(CoE) Refute the critics: human rights are Europe’s greatest strategic asset
Date of article: 18/12/2025
Daily News of: 19/12/2025
Country:
EUROPE
Author: CoE - Commissioner for Human rights
Article language: en
Europe’s commitment to human rights, democracy, and the rule of law is not a weakness. It is our greatest strategic strength.
Yet, tectonic geopolitical shifts are challenging this reality. Increasingly, nations are retreating into narrow self-interest, discarding international law. Russia’s aggression against Ukraine is a direct assault on the values Europe is built upon. What is more, disturbingly, long-standing allies now seek to undermine us.
The recent US national security strategy paints a bleak picture. Echoing criticisms initiated by Vice President J.D. Vance in Munich, it portrays Europe as a continent in "civilisational decline." It pushes back at our efforts to protect human well-being through regulation and signals support for far-right actors who erode social cohesion, democracy and the rule of law.
I reject the United States’ analysis. Even where we fall short, Europe’s civilisational model—grounded firmly in human rights—is something to be proud of.
Born from the ashes of the second world war —and codified in the Universal Declaration and the European Convention on Human Rights— this model has anchored our societies for 80 years. It is not just a moral compass; it produces tangible resilience. Human rights foster the mutual trust necessary for long-term security—something fear-driven politics can never sustain.
For the alternative, we need only look to what is happening on Europe’s eastern borders. There is a direct line between Russia’s internal abandonment of human rights and democratic principles and its external military onslaught.
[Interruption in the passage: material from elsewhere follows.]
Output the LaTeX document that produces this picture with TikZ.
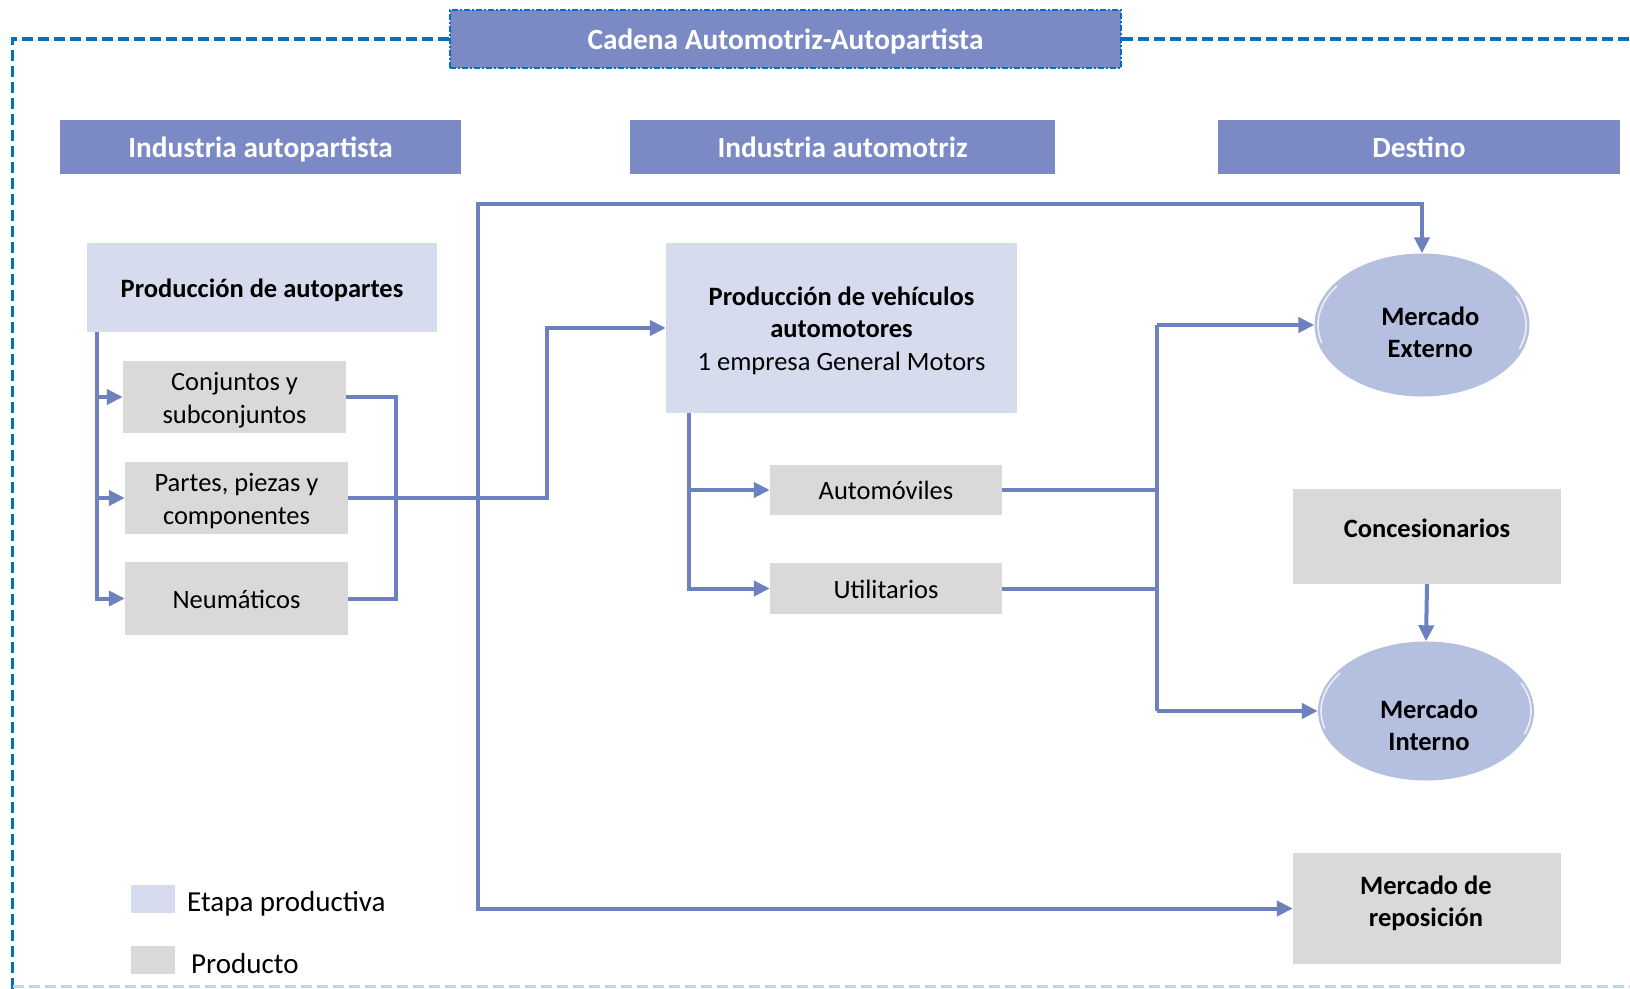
\documentclass[tikz,border=0pt]{standalone}
\usepackage{fontspec}
\setmainfont{Carlito}
\usetikzlibrary{arrows.meta,shapes.geometric}
\definecolor{hdr}{HTML}{7B8AC4}
\definecolor{stage}{HTML}{D6DCED}
\definecolor{prod}{HTML}{D9D9D9}
\definecolor{ell}{HTML}{B5BFDF}
\definecolor{conn}{HTML}{6D81BE}
\definecolor{frameblue}{HTML}{0070C0}
\definecolor{framelight}{HTML}{BDD7EE}
\newcommand\mytstrut{\rule{0pt}{0.95em}}
\newcommand\mybstrut{\rule[-0.2em]{0pt}{0.2em}}
\tikzset{
  struts/.style={execute at begin node=\mytstrut, execute at end node=\mybstrut},
  hdrbox/.style={fill=hdr, text=white, font=\fontsize{29.3}{34}\selectfont\bfseries, inner sep=0pt, anchor=center, struts},
  stagebox/.style={fill=stage, inner sep=0pt, align=center, font=\fontsize{26.5}{32.3}\selectfont, struts},
  prodbox/.style={fill=prod, inner sep=0pt, align=center, font=\fontsize{26.5}{32.3}\selectfont, struts},
  plainbox/.style={fill=prod, inner sep=0pt},
  ellbox/.style={ellipse, fill=ell, inner sep=0pt},
  lbl/.style={inner sep=0pt, align=center, font=\fontsize{26.5}{32.3}\selectfont\bfseries},
  glow/.style={draw=white, line width=1.6pt, opacity=0.75, line cap=round},
  line/.style={draw=conn, line width=4pt},
  arr/.style={draw=conn, line width=4pt, -{Triangle[length=16pt,width=15pt]}},
  frameline/.style={draw=frameblue, line width=3.3pt, dash pattern=on 11pt off 5pt},
}
\begin{document}
\begin{tikzpicture}[x=1pt,y=-1pt]
\useasboundingbox (0,0) rectangle (1630,988);
% title
\node[hdrbox, minimum width=671pt, minimum height=58pt, draw=frameblue, line width=1.3pt,
      dash pattern=on 6pt off 2pt on 2pt off 2pt] (title) at (785.5,39) {Cadena Automotriz-Autopartista};
% outer frame
\draw[frameline] (title.west) -- (12.5,39) -- (12.5,992);
\draw[frameline] (title.east) -- (1640,39);
\draw[draw=framelight, line width=2.5pt, dash pattern=on 11pt off 5pt] (12.5,986.5) -- (1630,986.5);
% headers
\node[hdrbox, minimum width=401pt, minimum height=54pt] (h1) at (260.5,147) {Industria autopartista};
\node[hdrbox, minimum width=425pt, minimum height=54pt] (h2) at (842.5,147) {Industria automotriz};
\node[hdrbox, minimum width=402pt, minimum height=54pt] (h3) at (1419,147) {Destino};
% boxes
\node[stagebox, minimum width=350pt, minimum height=89pt] (pa) at (262,287.5) {\bfseries Producción de autopartes};
\node[prodbox, minimum width=223pt, minimum height=72pt] (c1) at (234.5,397) {\mytstrut Conjuntos y\\subconjuntos\mybstrut};
\node[prodbox, minimum width=223pt, minimum height=72pt] (c2) at (236.5,498) {\mytstrut Partes, piezas y\\componentes\mybstrut};
\node[prodbox, minimum width=223pt, minimum height=73pt] (c3) at (236.5,598.5) {Neumáticos};
\node[stagebox, minimum width=351pt, minimum height=170pt] (pv) at (841.5,328) {\mytstrut\bfseries Producción de vehículos\\\bfseries automotores\\1 empresa General Motors\mybstrut};
\node[prodbox, minimum width=232pt, minimum height=50pt] (auto) at (886,490) {Automóviles};
\node[prodbox, minimum width=232pt, minimum height=51pt] (util) at (886,588.5) {Utilitarios};
\node[ellbox, minimum width=215pt, minimum height=143pt,
      label={[lbl, xshift=8.3pt, yshift=-7.3pt]center:{Mercado\\Externo}}] (me) at (1422,325) {};
\node[ellbox, minimum width=216pt, minimum height=139pt,
      label={[lbl, xshift=3pt, yshift=-14.5pt]center:{Mercado\\Interno}}] (mi) at (1426,711) {};
\node[plainbox, minimum width=268pt, minimum height=95pt,
      label={[lbl, yshift=8.3pt]center:{Concesionarios}}] (con) at (1427,536.5) {};
\node[plainbox, minimum width=268pt, minimum height=111pt,
      label={[lbl, xshift=-1pt, yshift=5.2pt]center:{Mercado de\\reposición}}] (mr) at (1427,908.5) {};
% ellipse highlights
\draw[glow] (me.center) ++(165:104 and 68) arc (165:215:104 and 68);
\draw[glow] (me.center) ++(-25:104 and 68) arc (-25:20:104 and 68);
\draw[glow] (mi.center) ++(165:105 and 66) arc (165:215:105 and 66);
\draw[glow] (mi.center) ++(-25:105 and 66) arc (-25:20:105 and 66);
% legend
\node[fill=stage, minimum width=44pt, minimum height=28pt, inner sep=0pt] (lg1) at (153,899) {};
\node[anchor=west, inner sep=0pt, font=\fontsize{29}{34}\selectfont] (lt1) at (187,904) {Etapa productiva};
\node[fill=prod, minimum width=44pt, minimum height=28pt, inner sep=0pt] (lg2) at (153,960) {};
\node[anchor=west, inner sep=0pt, font=\fontsize{29}{34}\selectfont] (lt2) at (191,964) {Producto};
% coordinates
\coordinate (ax) at (97,0);
\coordinate (bx) at (396,0);
\coordinate (jx) at (547,0);
\coordinate (lt) at (478,204);
\coordinate (lb) at (478,908.5);
\coordinate (vx) at (689,0);
\coordinate (dx) at (1157,0);
% autopartes branches
\draw[arr] (pa.south -| ax) |- (c1.west);
\draw[arr] (pa.south -| ax) |- (c2.west);
\draw[arr] (pa.south -| ax) |- (c3.west);
% bracket
\draw[line] (c1.east) -- (c1.east -| bx) -- (c3.east -| bx) -- (c3.east);
\draw[arr] (c2.east) -- (c2.east -| jx) |- (pv.west);
% big loop
\draw[arr] (lb) -- (lt) -| (me.north);
\draw[arr] (lt) |- (mr.west);
% vehicles
\draw[arr] (pv.south -| vx) |- (auto.west);
\draw[arr] (pv.south -| vx) |- (util.west);
\draw[line] (auto.east) -- (auto.east -| dx);
\draw[line] (util.east) -- (util.east -| dx);
\draw[line] (me.west -| dx) -- (mi.west -| dx);
\draw[arr] (me.west -| dx) -- (me.west);
\draw[arr] (mi.west -| dx) -- (mi.west);
\draw[arr] (con.south) -- (mi.north);
\end{tikzpicture}
\end{document}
Conversely, human rights provide the roadmap for navigating the challenges of migration, climate change, pollution and loss of biodiversity, inequalities, and technological disruption.
Europe is stronger when it defends free speech grounded in human rights law. A freedom of expression that is distinct from extreme hate speech. We are stronger when we regulate AI to prevent discrimination and abuses, building trust in innovation rather than fuelling fear. We are stronger when we refuse to let the will of the majority slide into tyranny against minorities.
In the face of the startling US forecast of our decline, European leaders need to place human rights at the heart of Europe’s strategic repositioning. This requires action in three areas.
First, consistency. We must reinforce human rights in both foreign and domestic policy. Europe’s long-standing commitment to human rights has provided us with considerable soft power, but to unlock its full potential, we must do better at home. Silence and double standards undermine our credibility. This is not about moral posturing, but about genuinely stepping up funding for international human rights programs and active diplomacy, while simultaneously investing more strongly in domestic policies addressing poverty, inequality and declining health services. A robust domestic rights agenda, focused on concrete delivery, is the only effective counterpoint to the narrative of decline.
Second, fortification. We must “future-proof” the democratic institutions that protect us. In this volatile era, illiberal actors will inevitably continue to come to power. Their first targets always include the judiciary, national human rights institutions, the civil service, academia and the media. They seek to redraw the electoral system. Governments should conduct an urgent "health check" of their legal safeguards. Because once institutional vandalisation succeeds, the damage is difficult to reverse.
Third, courage. We need leaders to speak up for our values. This is a battle of narratives. Mainstream politicians who attempt to court voters by imitating the language of those who seek to undermine our rights and democratic norms are destined to fail; voters will always prefer the original to the copy.
If we lack the courage to assert our norms, we concede the struggle. The "civilisational decline" predicted by our critics will not come from sticking to our values and principles, but from abandoning them. Europe’s power lies not in mimicking the authoritarians or those who oppose human rights, but in showing that dignity, law, and freedom remain the only foundations on which a stable and prosperous future can be built.